Section #6: Testimonials

Social proof is powerful, so much so that 77% of people look at reviews when browsing for local businesses.

Sponsors are no different. Show your sponsors that they’ll be in good hands by providing feedback and testimonials from past sponsors, if you have them. If not, consider including comments or social media posts from your audience on past events.

Section #7: Pre- and Post-Event Engagement

Your event sponsors aren’t just getting advertising space during your event. You’re offering them a three-for-one deal: visibility and advertising pre-event, exposure during the event, and valuable data on attendee trends after the event.

In this section, lay out what’s included with sponsorship, like:

  • Co-branding on social media campaigns
  • Positioning and branding on the event invite
  • Options for attendees to pre-book meetings
  • Event replays and content reuse options
  • Long-term activation plan

Section #8: Sponsorship Levels & Package

Sponsors will expect to see a menu of tiered options, with pricing, for your event.
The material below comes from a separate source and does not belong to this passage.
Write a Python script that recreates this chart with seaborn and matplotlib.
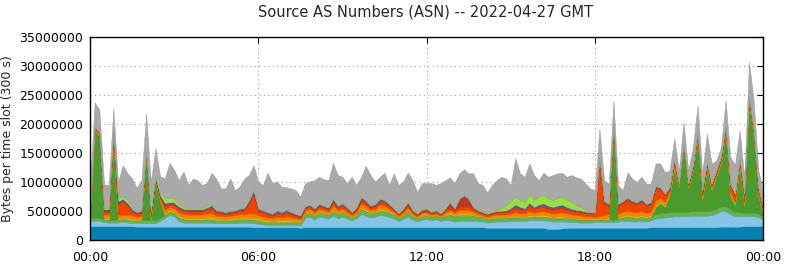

You’ll want an easy-to-read table of sponsorship packages, no more than a page long, that explains what each tier costs and what it includes. You might also include additional add-ons, like technical support or bonus analytics.

Section #9: Deadline

Cue the Jeopardy! music: your sponsors can’t sit on their decision forever. Close your report by letting them know when is the latest date you can accept their investment, then dropping in a call to action encouraging them to let you know what they decide.

Section #10: Terms and Conditions

Include T&Cs around the details of sponsors’ investments, including what happens if the event is canceled. Though remember that the details will get sorted out in a sponsorship contract.

Finding the right sponsor isn’t easy

When looking for an event sponsor, you’re looking for the elusive win-win-win.

That’s something that works for you, as the event organizer, but also your attendees and your sponsors.

Achieving the triple crown of sponsorship is made easier with a rock-solid event sponsorship proposal—and this event sponsorship template should help make that easier for your next event.